Maybe they foresaw her first-over trip. Nonetheless, the morning line favorite went off as the fifth choice in the feature, grinded right up to the tough pacesetting veteran Tyson, wore him down on the far turn, then went on gamely to finish a length to the good of late-charging Thisguyisonfire in 1:54.3. And Casa Palmera paid $14.00 to win for backers of the improving mare owned by Lohmeyer and Dr. Patty Hogan, for whom she has now won $118,445.
In the first of two $14,500 co-featured trots, Seven Iron worked to the early lead and retained the advantage throughout, keeping Prince Of Minto at bay by ¾ of a length while equaling his lifetime best of 1:54.2. Corey Callahan drove the victorious son of Chapter Seven, who raised his lifetime earnings to $254,945, for his trainer Chris Lakata and his owner, former basketball star Sam Bowie.

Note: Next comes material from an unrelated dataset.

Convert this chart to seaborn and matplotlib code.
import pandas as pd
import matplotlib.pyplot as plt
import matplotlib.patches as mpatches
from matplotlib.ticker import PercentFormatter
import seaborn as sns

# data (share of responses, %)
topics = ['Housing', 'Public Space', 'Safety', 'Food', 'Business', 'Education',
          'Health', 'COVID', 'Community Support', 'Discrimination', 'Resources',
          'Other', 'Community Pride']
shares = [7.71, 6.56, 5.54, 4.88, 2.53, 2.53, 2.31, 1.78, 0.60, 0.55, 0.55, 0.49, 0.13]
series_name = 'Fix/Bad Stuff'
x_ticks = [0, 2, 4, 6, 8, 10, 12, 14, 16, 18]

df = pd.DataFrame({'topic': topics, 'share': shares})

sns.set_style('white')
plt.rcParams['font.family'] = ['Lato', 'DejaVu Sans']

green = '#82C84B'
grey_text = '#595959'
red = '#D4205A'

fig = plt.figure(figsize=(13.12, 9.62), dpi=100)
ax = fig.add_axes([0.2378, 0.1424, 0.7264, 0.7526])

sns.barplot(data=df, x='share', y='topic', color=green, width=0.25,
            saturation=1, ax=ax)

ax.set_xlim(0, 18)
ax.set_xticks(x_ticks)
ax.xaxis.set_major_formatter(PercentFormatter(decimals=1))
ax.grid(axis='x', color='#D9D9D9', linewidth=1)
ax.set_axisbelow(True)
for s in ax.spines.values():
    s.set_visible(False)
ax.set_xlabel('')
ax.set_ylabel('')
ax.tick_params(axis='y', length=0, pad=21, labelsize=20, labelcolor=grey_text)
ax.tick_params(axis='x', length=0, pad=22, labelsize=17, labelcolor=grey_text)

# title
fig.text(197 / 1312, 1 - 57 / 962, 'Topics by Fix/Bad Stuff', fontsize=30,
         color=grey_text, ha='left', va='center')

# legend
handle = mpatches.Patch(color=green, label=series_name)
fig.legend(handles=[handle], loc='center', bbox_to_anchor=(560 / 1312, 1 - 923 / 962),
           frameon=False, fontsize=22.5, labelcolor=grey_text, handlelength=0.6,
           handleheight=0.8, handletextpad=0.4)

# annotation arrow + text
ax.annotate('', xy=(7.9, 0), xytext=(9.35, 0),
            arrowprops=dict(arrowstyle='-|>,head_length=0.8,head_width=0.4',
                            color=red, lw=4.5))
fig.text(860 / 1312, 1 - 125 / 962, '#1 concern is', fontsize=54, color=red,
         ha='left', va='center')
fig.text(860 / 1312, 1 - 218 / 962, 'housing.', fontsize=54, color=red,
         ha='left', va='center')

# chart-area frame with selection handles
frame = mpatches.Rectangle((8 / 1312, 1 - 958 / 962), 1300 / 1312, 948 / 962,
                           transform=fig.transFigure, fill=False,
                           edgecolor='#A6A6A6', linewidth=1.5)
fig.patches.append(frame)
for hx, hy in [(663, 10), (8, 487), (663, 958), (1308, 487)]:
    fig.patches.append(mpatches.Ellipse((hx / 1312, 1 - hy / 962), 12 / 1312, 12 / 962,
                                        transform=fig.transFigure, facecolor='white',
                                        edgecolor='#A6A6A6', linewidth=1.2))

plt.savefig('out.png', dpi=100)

The red-hot Australian import None Better A, winner of four straight including a 1:48.4 victory at The Meadowlands last time out, has been tabbed the 5-2 chalk in Sunday’s $30,000 Great Northeast Open Series event for open pacers, with Joe Bongiorno set for sulky duty from post two. The Aussie has Kiwis to both sides of him: Duplicated N (post one, 3-1) would like to duplicate his 1:49.2 victory here in his last start for driver Tim Tetrick, while Tiger Thompson N (post three, 7-2, driven by fellow New Zealander Dexter Dunn) already has a first and a second in the Great Northeast Series action.